Welch is 72 and if this doesn’t sound too presumptuous, ageist and all the rest, I would suggest she isn’t offended by “handbag” and “drama queen” and may even have used them in her despatches. But perhaps not “big jessie”.

The origins appear to be Scottish/English Northern and maybe the southern equivalent is “big girl’s blouse”. Boris Johnson used that one on Jeremy Corbyn and is also fond of “girly swot”. But given that the Prime Minister is notorious for not reading his briefing papers, this could apply to anyone in his government even remotely conscientious.

At least I’ve been particular about using “big jessie”. I don’t just throw the phrase around; the performances have to be especially underwhelming, apologetic and, yes, knicker-wettingly timid to merit it.

Scanning the files, the phrase turns up often in articles bearing my name.

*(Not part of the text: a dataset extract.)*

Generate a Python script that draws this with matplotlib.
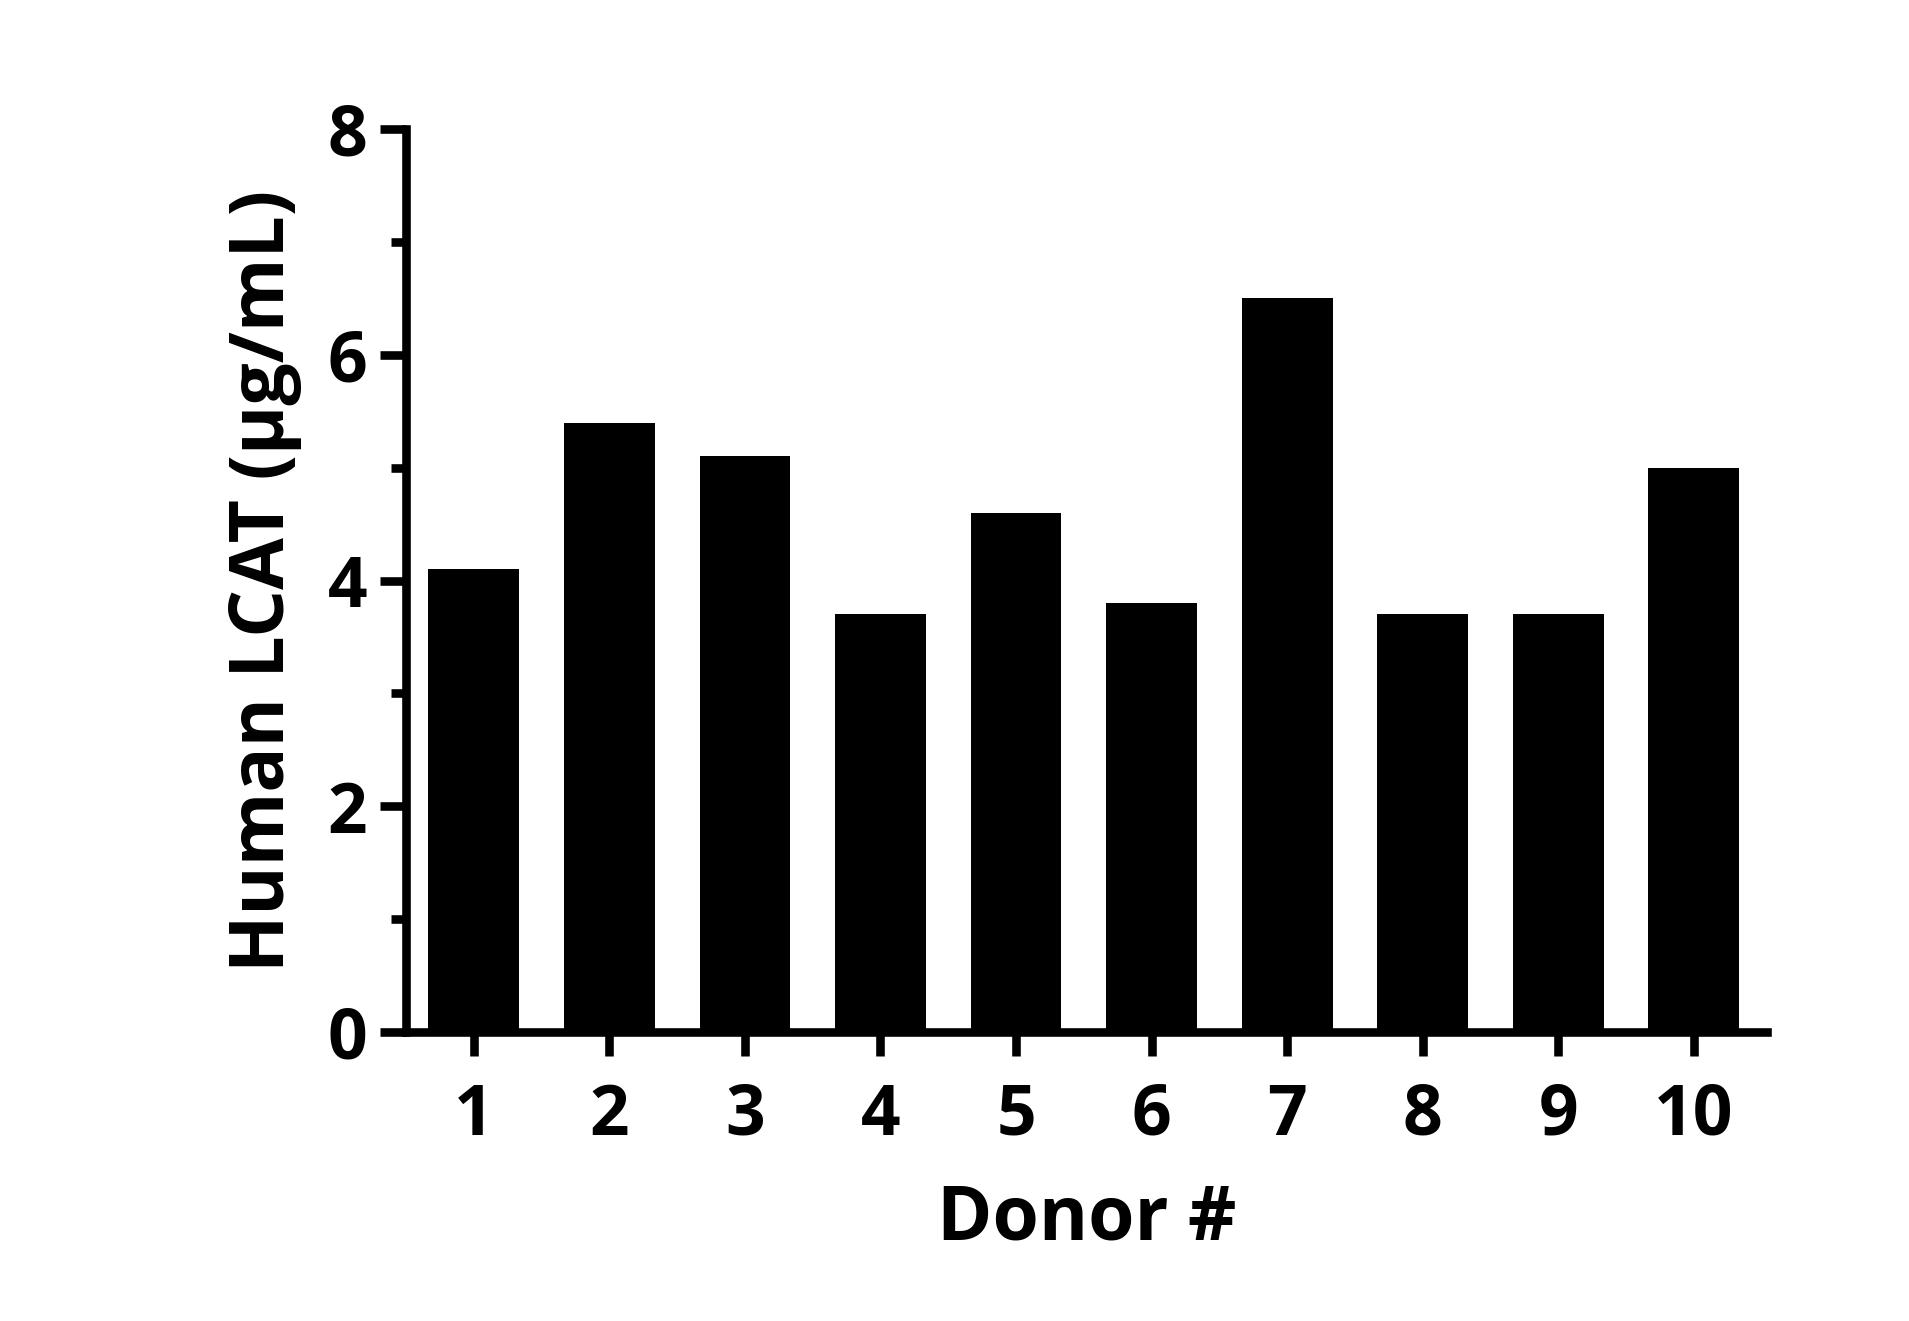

Crikey, almost as regularly as prog-rock references. What can I say? Sometimes nothing else will do. I’m a Hibs fan, after all.

But it’s not always been uttered by me; sometimes my subjects have used it. Neale Cooper did to illustrate Alex Ferguson’s fearsome rigour and Tom Smith, the try-scoring hero of Scotland’s last victory at Twickenham in 1983, did to illustrate Jim Telfer’s fearsome rigour.

There are two men with little tolerance for faint hearts, sick notes and the weak-willed. I’ve changed my mind: the big jessie cannot die!